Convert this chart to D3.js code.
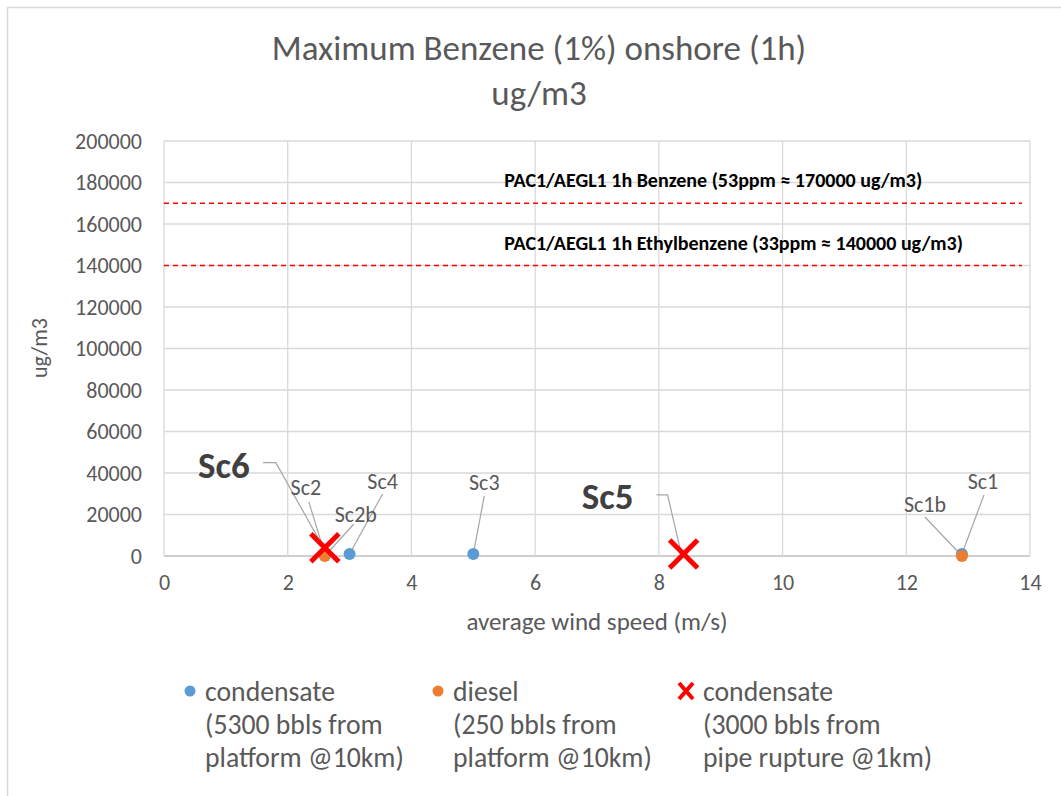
<!DOCTYPE html>
<html><head><meta charset="utf-8">
<script src="https://cdn.jsdelivr.net/npm/d3@7"></script>
<style>
body{margin:0;background:#fff;}
svg text{font-family:Carlito,Calibri,Lato,sans-serif;}
</style></head>
<body><svg id="c" width="1061" height="796"></svg>
<script>
// ---- data ----
const condensatePlatform = [ // blue: 5300 bbls from platform @10km
  {name:"Sc2", x:2.6, y:1000},
  {name:"Sc4", x:3.0, y:1000},
  {name:"Sc3", x:5.0, y:1000},
  {name:"Sc1", x:12.9, y:1000}
];
const dieselPlatform = [ // orange: 250 bbls from platform @10km
  {name:"Sc2b", x:2.6, y:0},
  {name:"Sc1b", x:12.9, y:0}
];
const condensatePipe = [ // red X: 3000 bbls pipe rupture @1km
  {name:"Sc6", x:2.6, y:4000},
  {name:"Sc5", x:8.4, y:1000}
];
const thresholds = [
  {label:"PAC1/AEGL1 1h Benzene (53ppm \u2248 170000 ug/m3)", y:170000},
  {label:"PAC1/AEGL1 1h Ethylbenzene (33ppm \u2248 140000 ug/m3)", y:140000}
];
const xTicks = [0,2,4,6,8,10,12,14];
const yTicks = [0,20000,40000,60000,80000,100000,120000,140000,160000,180000,200000];
const legendItems = [
  {lines:["condensate","(5300 bbls from","platform @10km)"], type:"blue"},
  {lines:["diesel","(250 bbls from","platform @10km)"], type:"orange"},
  {lines:["condensate","(3000 bbls from","pipe rupture @1km)"], type:"x"}
];
// label layout (pixel offsets from point: label centre, leader start, optional elbow)
const labelLayout = {
  "Sc2": {dx:-19, dy:-66, lx:-16, ly:-52, big:false},
  "Sc2b":{dx:31, dy:-42, lx:29, ly:-32, big:false},
  "Sc4": {dx:33, dy:-72, lx:33, ly:-60, big:false},
  "Sc3": {dx:11, dy:-71, lx:11, ly:-58, big:false},
  "Sc1": {dx:21, dy:-72, lx:22, ly:-59, big:false},
  "Sc1b":{dx:-37, dy:-52, lx:-37, ly:-39, big:false},
  "Sc6": {dx:-101, dy:-82, lx:-62, ly:-85, ex:-49, big:true},
  "Sc5": {dx:-76, dy:-57, lx:-27, ly:-59, ex:-16, big:true}
};

// ---- chart ----
const svg = d3.select("#c");
const m = {l:164, r:1030, t:141, b:556};
const x = d3.scaleLinear().domain([0,14]).range([m.l,m.r]);
const y = d3.scaleLinear().domain([0,200000]).range([m.b,m.t]);
const grey = "#595959";
const FF = "Carlito,Calibri,Lato,sans-serif";

// outer chart border
svg.append("rect").attr("x",7.5).attr("y",7.5).attr("width",1070).attr("height",800)
  .attr("fill","#fff").attr("stroke","#d9d9d9").attr("stroke-width",1.5);

// title
svg.append("text").attr("x",539).attr("y",60).attr("text-anchor","middle")
  .attr("font-size",35).attr("fill",grey).text("Maximum Benzene (1%) onshore (1h)");
svg.append("text").attr("x",539).attr("y",105).attr("text-anchor","middle")
  .attr("font-size",35).attr("fill",grey).text("ug/m3");

// gridlines
svg.append("g").selectAll("line").data(yTicks).join("line")
  .attr("x1",m.l).attr("x2",m.r).attr("y1",d=>y(d)).attr("y2",d=>y(d))
  .attr("stroke",d=>d===0?"#bfbfbf":"#d9d9d9").attr("stroke-width",1.3);
svg.append("g").selectAll("line").data(xTicks).join("line")
  .attr("y1",m.t).attr("y2",m.b).attr("x1",d=>x(d)).attr("x2",d=>x(d))
  .attr("stroke","#d9d9d9").attr("stroke-width",1.3);

// axes via d3 axis
const xAxis = svg.append("g").attr("transform",`translate(0,${m.b})`)
  .call(d3.axisBottom(x).tickValues(xTicks).tickSize(0).tickPadding(18).tickFormat(d3.format("d")));
xAxis.select(".domain").remove();
xAxis.selectAll("text").attr("font-size",22).attr("fill",grey).attr("font-family",FF);
const yAxis = svg.append("g").attr("transform",`translate(${m.l},0)`)
  .call(d3.axisLeft(y).tickValues(yTicks).tickSize(0).tickPadding(22).tickFormat(d3.format("d")));
yAxis.select(".domain").remove();
yAxis.selectAll("text").attr("font-size",22).attr("fill",grey).attr("font-family",FF);

// axis titles
svg.append("text").attr("x",(m.l+m.r)/2).attr("y",630).attr("text-anchor","middle")
  .attr("font-size",25).attr("fill",grey).text("average wind speed (m/s)");
svg.append("text").attr("transform","translate(47,348) rotate(-90)").attr("text-anchor","middle")
  .attr("font-size",22).attr("fill",grey).text("ug/m3");

// thresholds
svg.append("g").selectAll("line").data(thresholds).join("line")
  .attr("x1",x(0)).attr("x2",x(13.87)).attr("y1",d=>y(d.y)).attr("y2",d=>y(d.y))
  .attr("stroke","#ff0000").attr("stroke-width",1.7).attr("stroke-dasharray","5,4");
svg.append("g").selectAll("text").data(thresholds).join("text")
  .attr("x",x(5.5)).attr("y",d=>y(d.y)-16).attr("font-size",20).attr("font-weight","bold")
  .attr("fill","#000").text(d=>d.label);

// leaders
const allPts = [...condensatePlatform,...dieselPlatform,...condensatePipe];
const lg = svg.append("g");
allPts.forEach(p=>{
  const L = labelLayout[p.name]; const px=x(p.x), py=y(p.y);
  const pts = L.ex!==undefined
    ? [[px+L.lx,py+L.ly],[px+L.ex,py+L.ly],[px-3,py-3]]
    : [[px+L.lx,py+L.ly],[px,py]];
  lg.append("path").attr("d",d3.line()(pts))
    .attr("fill","none").attr("stroke","#a6a6a6").attr("stroke-width",1.2);
});

// marks
svg.append("g").selectAll("circle").data(condensatePlatform).join("circle")
  .attr("cx",d=>x(d.x)).attr("cy",d=>y(d.y)).attr("r",6).attr("fill","#5b9bd5");
svg.append("g").selectAll("circle").data(dieselPlatform).join("circle")
  .attr("cx",d=>x(d.x)).attr("cy",d=>y(d.y)).attr("r",6).attr("fill","#ed7d31");
const xs = 14;
svg.append("g").selectAll("path").data(condensatePipe).join("path")
  .attr("d",d=>{const cx=x(d.x), cy=y(d.y);
    return `M${cx-xs},${cy-xs}L${cx+xs},${cy+xs}M${cx-xs},${cy+xs}L${cx+xs},${cy-xs}`;})
  .attr("stroke","#ff0000").attr("stroke-width",5).attr("fill","none");

// labels
svg.append("g").selectAll("text").data(allPts).join("text")
  .attr("x",d=>x(d.x)+labelLayout[d.name].dx)
  .attr("y",d=>y(d.y)+labelLayout[d.name].dy)
  .attr("text-anchor","middle").attr("dominant-baseline","central")
  .attr("font-size",d=>labelLayout[d.name].big?37:22)
  .attr("font-weight",d=>labelLayout[d.name].big?"bold":"normal")
  .attr("fill",d=>labelLayout[d.name].big?"#404040":grey)
  .text(d=>d.name);

// legend
const lx0 = [190,438,686];
const leg = svg.append("g");
legendItems.forEach((it,i)=>{
  const g = leg.append("g");
  const cx = lx0[i], cy = 691;
  if(it.type==="x"){
    g.append("path").attr("d",`M${cx-7},${cy-8}L${cx+7},${cy+8}M${cx-7},${cy+8}L${cx+7},${cy-8}`)
      .attr("stroke","#ff0000").attr("stroke-width",4);
  } else {
    g.append("circle").attr("cx",cx).attr("cy",cy).attr("r",5.5)
      .attr("fill",it.type==="blue"?"#5b9bd5":"#ed7d31");
  }
  it.lines.forEach((t,j)=>{
    g.append("text").attr("x",cx+(it.type==="x"?17:15)).attr("y",cy+j*33)
      .attr("dominant-baseline","central").attr("font-size",27.7).attr("fill",grey).text(t);
  });
});
</script></body></html>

•••

» Brief
List all lines above in which the string "chart" appears.

» Complete output
Convert this chart to D3.js code.
// ---- chart ----
// outer chart border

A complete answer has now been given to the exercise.